Repeat every line of the material, character for character.

++++ Data block

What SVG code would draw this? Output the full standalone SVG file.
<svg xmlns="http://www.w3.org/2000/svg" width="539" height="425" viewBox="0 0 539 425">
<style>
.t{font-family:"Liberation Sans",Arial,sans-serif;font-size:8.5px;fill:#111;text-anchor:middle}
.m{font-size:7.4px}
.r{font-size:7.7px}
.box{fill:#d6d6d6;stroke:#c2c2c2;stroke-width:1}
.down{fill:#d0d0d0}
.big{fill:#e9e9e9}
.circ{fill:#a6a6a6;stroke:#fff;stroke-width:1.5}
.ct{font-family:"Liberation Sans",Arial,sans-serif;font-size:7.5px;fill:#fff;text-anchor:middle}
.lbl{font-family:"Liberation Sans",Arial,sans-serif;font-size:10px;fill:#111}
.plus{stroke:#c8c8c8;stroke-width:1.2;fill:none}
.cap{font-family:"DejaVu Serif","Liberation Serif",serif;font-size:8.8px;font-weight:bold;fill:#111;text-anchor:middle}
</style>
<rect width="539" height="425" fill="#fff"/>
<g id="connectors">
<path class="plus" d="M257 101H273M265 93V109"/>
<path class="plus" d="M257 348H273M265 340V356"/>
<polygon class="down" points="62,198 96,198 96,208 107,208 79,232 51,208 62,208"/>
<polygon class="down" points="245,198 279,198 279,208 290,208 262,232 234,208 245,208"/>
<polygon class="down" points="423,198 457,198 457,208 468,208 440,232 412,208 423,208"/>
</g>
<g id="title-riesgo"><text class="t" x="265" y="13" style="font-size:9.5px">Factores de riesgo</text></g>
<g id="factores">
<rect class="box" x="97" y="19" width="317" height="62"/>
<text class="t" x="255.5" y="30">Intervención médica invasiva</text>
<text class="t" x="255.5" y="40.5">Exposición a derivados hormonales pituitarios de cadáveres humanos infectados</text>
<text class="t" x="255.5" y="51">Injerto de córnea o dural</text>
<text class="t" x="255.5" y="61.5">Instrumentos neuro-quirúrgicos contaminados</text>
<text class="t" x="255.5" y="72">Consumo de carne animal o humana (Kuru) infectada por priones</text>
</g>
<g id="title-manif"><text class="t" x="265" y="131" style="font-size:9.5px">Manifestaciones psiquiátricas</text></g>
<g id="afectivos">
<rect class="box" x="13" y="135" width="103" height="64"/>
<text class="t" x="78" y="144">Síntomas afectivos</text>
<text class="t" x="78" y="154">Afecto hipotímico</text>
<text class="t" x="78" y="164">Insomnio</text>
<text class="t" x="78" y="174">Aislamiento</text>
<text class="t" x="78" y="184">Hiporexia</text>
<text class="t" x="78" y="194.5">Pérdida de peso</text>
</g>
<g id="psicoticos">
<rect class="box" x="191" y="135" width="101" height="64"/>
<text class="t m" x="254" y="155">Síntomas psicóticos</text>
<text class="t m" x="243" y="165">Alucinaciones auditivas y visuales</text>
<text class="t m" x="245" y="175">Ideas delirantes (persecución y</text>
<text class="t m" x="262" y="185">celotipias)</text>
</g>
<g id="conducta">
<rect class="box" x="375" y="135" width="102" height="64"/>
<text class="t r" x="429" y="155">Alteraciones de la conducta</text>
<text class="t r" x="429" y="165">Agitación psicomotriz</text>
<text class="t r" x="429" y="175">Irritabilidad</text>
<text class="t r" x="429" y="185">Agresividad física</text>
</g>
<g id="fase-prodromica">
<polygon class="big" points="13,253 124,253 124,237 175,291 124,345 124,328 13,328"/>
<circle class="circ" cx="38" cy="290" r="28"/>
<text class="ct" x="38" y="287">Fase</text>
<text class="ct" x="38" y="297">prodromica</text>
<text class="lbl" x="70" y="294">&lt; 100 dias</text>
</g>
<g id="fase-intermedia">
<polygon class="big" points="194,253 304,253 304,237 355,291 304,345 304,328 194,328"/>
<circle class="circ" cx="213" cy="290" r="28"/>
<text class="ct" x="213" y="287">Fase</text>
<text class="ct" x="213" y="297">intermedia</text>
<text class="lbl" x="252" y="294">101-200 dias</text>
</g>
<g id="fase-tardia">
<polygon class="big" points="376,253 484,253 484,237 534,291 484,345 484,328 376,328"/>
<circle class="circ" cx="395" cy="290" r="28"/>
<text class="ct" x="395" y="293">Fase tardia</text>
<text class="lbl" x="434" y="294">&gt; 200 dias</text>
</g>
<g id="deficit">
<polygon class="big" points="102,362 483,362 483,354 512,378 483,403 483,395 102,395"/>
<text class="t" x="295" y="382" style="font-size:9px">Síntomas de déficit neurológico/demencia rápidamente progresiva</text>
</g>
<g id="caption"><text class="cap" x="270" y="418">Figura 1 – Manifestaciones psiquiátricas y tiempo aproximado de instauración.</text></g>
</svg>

++++++++

▶ Exercise answer:
What SVG code would draw this? Output the full standalone SVG file.
<svg xmlns="http://www.w3.org/2000/svg" width="539" height="425" viewBox="0 0 539 425">
<style>
.t{font-family:"Liberation Sans",Arial,sans-serif;font-size:8.5px;fill:#111;text-anchor:middle}
.m{font-size:7.4px}
.r{font-size:7.7px}
.box{fill:#d6d6d6;stroke:#c2c2c2;stroke-width:1}
.down{fill:#d0d0d0}
.big{fill:#e9e9e9}
.circ{fill:#a6a6a6;stroke:#fff;stroke-width:1.5}
.ct{font-family:"Liberation Sans",Arial,sans-serif;font-size:7.5px;fill:#fff;text-anchor:middle}
.lbl{font-family:"Liberation Sans",Arial,sans-serif;font-size:10px;fill:#111}
.plus{stroke:#c8c8c8;stroke-width:1.2;fill:none}
.cap{font-family:"DejaVu Serif","Liberation Serif",serif;font-size:8.8px;font-weight:bold;fill:#111;text-anchor:middle}
</style>
<rect width="539" height="425" fill="#fff"/>
<g id="connectors">
<path class="plus" d="M257 101H273M265 93V109"/>
<path class="plus" d="M257 348H273M265 340V356"/>
<polygon class="down" points="62,198 96,198 96,208 107,208 79,232 51,208 62,208"/>
<polygon class="down" points="245,198 279,198 279,208 290,208 262,232 234,208 245,208"/>
<polygon class="down" points="423,198 457,198 457,208 468,208 440,232 412,208 423,208"/>
</g>
<g id="title-riesgo"><text class="t" x="265" y="13" style="font-size:9.5px">Factores de riesgo</text></g>
<g id="factores">
<rect class="box" x="97" y="19" width="317" height="62"/>
<text class="t" x="255.5" y="30">Intervención médica invasiva</text>
<text class="t" x="255.5" y="40.5">Exposición a derivados hormonales pituitarios de cadáveres humanos infectados</text>
<text class="t" x="255.5" y="51">Injerto de córnea o dural</text>
<text class="t" x="255.5" y="61.5">Instrumentos neuro-quirúrgicos contaminados</text>
<text class="t" x="255.5" y="72">Consumo de carne animal o humana (Kuru) infectada por priones</text>
</g>
<g id="title-manif"><text class="t" x="265" y="131" style="font-size:9.5px">Manifestaciones psiquiátricas</text></g>
<g id="afectivos">
<rect class="box" x="13" y="135" width="103" height="64"/>
<text class="t" x="78" y="144">Síntomas afectivos</text>
<text class="t" x="78" y="154">Afecto hipotímico</text>
<text class="t" x="78" y="164">Insomnio</text>
<text class="t" x="78" y="174">Aislamiento</text>
<text class="t" x="78" y="184">Hiporexia</text>
<text class="t" x="78" y="194.5">Pérdida de peso</text>
</g>
<g id="psicoticos">
<rect class="box" x="191" y="135" width="101" height="64"/>
<text class="t m" x="254" y="155">Síntomas psicóticos</text>
<text class="t m" x="243" y="165">Alucinaciones auditivas y visuales</text>
<text class="t m" x="245" y="175">Ideas delirantes (persecución y</text>
<text class="t m" x="262" y="185">celotipias)</text>
</g>
<g id="conducta">
<rect class="box" x="375" y="135" width="102" height="64"/>
<text class="t r" x="429" y="155">Alteraciones de la conducta</text>
<text class="t r" x="429" y="165">Agitación psicomotriz</text>
<text class="t r" x="429" y="175">Irritabilidad</text>
<text class="t r" x="429" y="185">Agresividad física</text>
</g>
<g id="fase-prodromica">
<polygon class="big" points="13,253 124,253 124,237 175,291 124,345 124,328 13,328"/>
<circle class="circ" cx="38" cy="290" r="28"/>
<text class="ct" x="38" y="287">Fase</text>
<text class="ct" x="38" y="297">prodromica</text>
<text class="lbl" x="70" y="294">&lt; 100 dias</text>
</g>
<g id="fase-intermedia">
<polygon class="big" points="194,253 304,253 304,237 355,291 304,345 304,328 194,328"/>
<circle class="circ" cx="213" cy="290" r="28"/>
<text class="ct" x="213" y="287">Fase</text>
<text class="ct" x="213" y="297">intermedia</text>
<text class="lbl" x="252" y="294">101-200 dias</text>
</g>
<g id="fase-tardia">
<polygon class="big" points="376,253 484,253 484,237 534,291 484,345 484,328 376,328"/>
<circle class="circ" cx="395" cy="290" r="28"/>
<text class="ct" x="395" y="293">Fase tardia</text>
<text class="lbl" x="434" y="294">&gt; 200 dias</text>
</g>
<g id="deficit">
<polygon class="big" points="102,362 483,362 483,354 512,378 483,403 483,395 102,395"/>
<text class="t" x="295" y="382" style="font-size:9px">Síntomas de déficit neurológico/demencia rápidamente progresiva</text>
</g>
<g id="caption"><text class="cap" x="270" y="418">Figura 1 – Manifestaciones psiquiátricas y tiempo aproximado de instauración.</text></g>
</svg>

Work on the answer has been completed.